Donovan seemed unconcerned with the Gators offensively. When he has all his working parts assembled and playing together sometime in the near future, he will have a talented and deep roster that can produce points in bunches. He’s not certain the Gators will be able to stop anyone, though.
“Our pick and roll coverage by our guards is way too loose,” Donovan said. “Our bigs are calling out the coverage. There are two or three different coverages that we do and the bigs call the coverage where their man is coming from on the pick and roll. Is he coming from the block, is he coming from the top of the key, is he coming from the wing? And what’s the angle? And those guys have to call the coverage. We’ve got our guards telling our bigs what to do. Our bigs are unable to do it. The communication is totally loose.
“Their basketball IQ and understanding of where to be, when to be, what’s going on and how to rotate was at a totally different level to what we’re doing. That’s the frustrating part. I can’t seem to get through to some of these guys.”
With all the frustrations, you would think the Gators were sweating bullets at the end. They weren’t, but they weren’t playing very well, either. It was a win, but it certainly didn’t give Donovan the warm and fuzzies.
“In the second half, I thought we got outworked and outhustled,” Donovan said. “I thought they beat to loose basketballs … I think there was a point in time they had the ball and scored six straight times. Things like that never happened to us last year.
Last year the Gators were one of the nation’s most efficient teams on both ends of the court, but especially defensively. Florida allowed only 54 points a game last year when the Gators made it to the Elite Eight round of the NCAA Tournament for the third straight year
That was an outstanding defensive team. Right now Donovan would settle for simply calling the Gators “good” on the defensive end.
“We are light years away from being even a remotely good defensive team right now and I would think light years away from being a ranked team,” Donovan said.
The poor work on the defensive end overshadowed the outstanding performance turned in by Prather, who scored 17 of Florida’s 37 first half points and whose final total of 28 doubled his previous career high of 14 scored against Virginia in the 2012 NCAA Tournament.
The Gators also got an outstanding effort off the bench by Frazier, who came off the bench to score 19. Frazier, who has been battling mononucleosis, said the past three weeks have been an ordeal.

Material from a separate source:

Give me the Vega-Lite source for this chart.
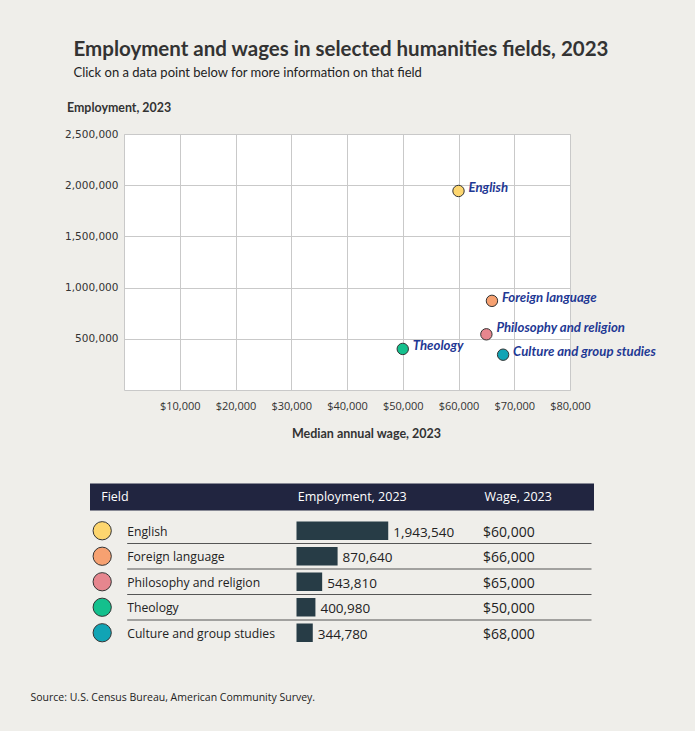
{
  "$schema": "https://vega.github.io/schema/vega-lite/v6.json",
  "background": "#efeeea",
  "padding": {"left": 30, "top": 39, "right": 40, "bottom": 29},
  "spacing": 43,
  "config": {
    "font": "Lato",
    "view": {"stroke": null}
  },
  "datasets": {
    "fields": [
      {"Field": "English", "Employment": 1943540, "Wage": 60000},
      {"Field": "Foreign language", "Employment": 870640, "Wage": 66000},
      {"Field": "Philosophy and religion", "Employment": 543810, "Wage": 65000},
      {"Field": "Theology", "Employment": 400980, "Wage": 50000},
      {"Field": "Culture and group studies", "Employment": 344780, "Wage": 68000}
    ]
  },
  "vconcat": [
    {
      "width": 446,
      "height": 256,
      "view": {"fill": "white", "stroke": "#c9c9c9"},
      "title": {
        "text": "Employment and wages in selected humanities fields, 2023",
        "subtitle": "Click on a data point below for more information on that field",
        "anchor": "start",
        "frame": "group",
        "dx": -50.5,
        "offset": 21,
        "font": "Lato",
        "fontSize": 20.5,
        "fontWeight": "bold",
        "color": "#333333",
        "subtitleFont": "Lato",
        "subtitleFontSize": 13,
        "subtitleColor": "#222222",
        "subtitlePadding": 7
      },
      "data": {"name": "fields"},
      "layer": [
        {
          "mark": {"type": "point", "filled": true, "size": 130, "stroke": "#333333", "strokeWidth": 1, "opacity": 1},
          "encoding": {
            "x": {
              "field": "Wage", "type": "quantitative",
              "scale": {"domain": [0, 80000], "nice": false, "zero": true},
              "axis": {
                "values": [10000, 20000, 30000, 40000, 50000, 60000, 70000, 80000],
                "format": "$,.0f",
                "title": "Median annual wage, 2023",
                "grid": true, "gridColor": "#c9c9c9",
                "domain": false, "ticks": false,
                "labelFlush": false,
                "labelFont": "Open Sans", "labelFontSize": 11, "labelColor": "#333333", "labelPadding": 10.5,
                "titleFont": "Lato", "titleFontSize": 12.5, "titleFontWeight": "bold", "titleColor": "#333333",
                "titlePadding": 15.5, "titleX": 242
              }
            },
            "y": {
              "field": "Employment", "type": "quantitative",
              "scale": {"domain": [0, 2500000], "nice": false},
              "axis": {
                "values": [500000, 1000000, 1500000, 2000000, 2500000],
                "format": ",.0f",
                "title": "Employment, 2023",
                "grid": true, "gridColor": "#c9c9c9",
                "domain": false, "ticks": false,
                "labelFont": "DejaVu Sans", "labelFontSize": 10.5, "labelColor": "#333333", "labelPadding": 6,
                "titleAngle": 0, "titleAlign": "left", "titleBaseline": "alphabetic",
                "titleX": -57.5, "titleY": -23,
                "titleFont": "Lato", "titleFontSize": 12.4, "titleFontWeight": "bold", "titleColor": "#333333"
              }
            },
            "fill": {
              "field": "Field", "type": "nominal",
              "scale": {
                "domain": ["English", "Foreign language", "Philosophy and religion", "Theology", "Culture and group studies"],
                "range": ["#fdd66f", "#f6a171", "#e6868e", "#14c08d", "#11a4b5"]
              },
              "legend": null
            }
          }
        },
        {
          "transform": [{"filter": "datum.Field !== 'Philosophy and religion'"}],
          "mark": {"type": "text", "align": "left", "baseline": "alphabetic", "dx": 10, "dy": 1, "font": "Lato", "fontSize": 13.2, "fontWeight": "bold", "fontStyle": "italic", "color": "#1f3994"},
          "encoding": {
            "x": {"field": "Wage", "type": "quantitative"},
            "y": {"field": "Employment", "type": "quantitative"},
            "text": {"field": "Field"}
          }
        },
        {
          "transform": [{"filter": "datum.Field === 'Philosophy and religion'"}],
          "mark": {"type": "text", "align": "left", "baseline": "alphabetic", "dx": 10, "dy": -2, "font": "Lato", "fontSize": 13.2, "fontWeight": "bold", "fontStyle": "italic", "color": "#1f3994"},
          "encoding": {
            "x": {"field": "Wage", "type": "quantitative"},
            "y": {"field": "Employment", "type": "quantitative"},
            "text": {"field": "Field"}
          }
        }
      ]
    },
    {
      "width": 446,
      "height": 127.5,
      "view": {"stroke": null},
      "title": {
        "text": "Source: U.S. Census Bureau, American Community Survey.",
        "orient": "bottom",
        "anchor": "start",
        "frame": "group",
        "dx": -93.5,
        "offset": 47,
        "font": "Open Sans",
        "fontSize": 10.5,
        "fontWeight": "normal",
        "color": "#222222"
      },
      "data": {"name": "fields"},
      "layer": [
        {
          "data": {"values": [{}]},
          "mark": {"type": "rect", "color": "#212540"},
          "encoding": {
            "x": {"value": -34},
            "x2": {"value": 470},
            "y": {"value": -34.5},
            "y2": {"value": -7.5}
          }
        },
        {
          "data": {"values": [{}]},
          "mark": {"type": "text", "align": "left", "baseline": "middle", "font": "Open Sans", "fontSize": 12.5, "color": "white"},
          "encoding": {"x": {"value": -22.8}, "y": {"value": -21}, "text": {"value": "Field"}}
        },
        {
          "data": {"values": [{}]},
          "mark": {"type": "text", "align": "left", "baseline": "middle", "font": "Open Sans", "fontSize": 12.5, "color": "white"},
          "encoding": {"x": {"value": 173.8}, "y": {"value": -21}, "text": {"value": "Employment, 2023"}}
        },
        {
          "data": {"values": [{}]},
          "mark": {"type": "text", "align": "left", "baseline": "middle", "font": "Open Sans", "fontSize": 12.5, "color": "white"},
          "encoding": {"x": {"value": 360.5}, "y": {"value": -21}, "text": {"value": "Wage, 2023"}}
        },
        {
          "mark": {"type": "point", "filled": true, "size": 333, "stroke": "#333333", "strokeWidth": 1, "opacity": 1},
          "encoding": {
            "x": {"value": -21.8},
            "y": {
              "field": "Field", "type": "nominal",
              "scale": {"domain": ["English", "Foreign language", "Philosophy and religion", "Theology", "Culture and group studies"], "paddingInner": 0, "paddingOuter": 0},
              "axis": null
            },
            "fill": {
              "field": "Field", "type": "nominal",
              "scale": {
                "domain": ["English", "Foreign language", "Philosophy and religion", "Theology", "Culture and group studies"],
                "range": ["#fdd66f", "#f6a171", "#e6868e", "#14c08d", "#11a4b5"]
              },
              "legend": null
            }
          }
        },
        {
          "mark": {"type": "text", "align": "left", "baseline": "alphabetic", "dy": 5, "font": "Open Sans", "fontSize": 12.2, "color": "#222222"},
          "encoding": {
            "x": {"value": 3.2},
            "y": {"field": "Field", "type": "nominal", "axis": null},
            "text": {"field": "Field"}
          }
        },
        {
          "transform": [{"filter": "datum.Field !== 'Culture and group studies'"}],
          "mark": {"type": "rule", "color": "#555555", "strokeWidth": 1},
          "encoding": {
            "x": {"value": 3.2},
            "x2": {"value": 467.5},
            "y": {"field": "Field", "type": "nominal", "bandPosition": 1, "axis": null}
          }
        },
        {
          "mark": {"type": "bar", "color": "#273c46", "height": 18.5},
          "encoding": {
            "x": {
              "field": "Employment", "type": "quantitative",
              "scale": {"domain": [0, 2000000], "range": [172.5, 266.9], "nice": false},
              "axis": null
            },
            "y": {"field": "Field", "type": "nominal", "axis": null}
          }
        },
        {
          "mark": {"type": "text", "align": "left", "baseline": "alphabetic", "dx": 5, "dy": 6, "font": "Open Sans", "fontSize": 13.5, "color": "#222222"},
          "encoding": {
            "x": {"field": "Employment", "type": "quantitative", "axis": null},
            "y": {"field": "Field", "type": "nominal", "axis": null},
            "text": {"field": "Employment", "type": "quantitative", "format": ","}
          }
        },
        {
          "mark": {"type": "text", "align": "left", "baseline": "alphabetic", "dy": 6, "font": "Open Sans", "fontSize": 14, "color": "#222222"},
          "encoding": {
            "x": {"value": 359},
            "y": {"field": "Field", "type": "nominal", "axis": null},
            "text": {"field": "Wage", "type": "quantitative", "format": "$,"}
          }
        }
      ]
    }
  ]
}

“I had fever, sore throat, body aches, trying to sleep all day, couldn’t swallow, headaches, no appetite … everything you can think,” Frazier said. “I lost about 12 pounds.”
Thursday, Donovan wasn’t sure Frazier would be able to play. Frazier wasn’t so sure himself until he got on the practice floor.
“I just started feeling back to myself yesterday at practice,” Frazier said. “It was tough and I was sore, but I felt like myself.”
GAME NOTES: Freshman Kasey Hill scored 15 points in his Florida debut, hitting 5-9 from the field, 5-6 from the foul line and dishing out four assists to go with a blocked shot and a steal … The Gators hit their first 17 free throws and finished the game 27-32. Said North Florida coach Matt Driscoll, “When [UF went] 17-17 from the line to start the game and they’re bad free throw shooters, you’re thinking you’re going to be okay” … Florida finished 2-10 from the three-point line … The Gators were outrebounded 37-35.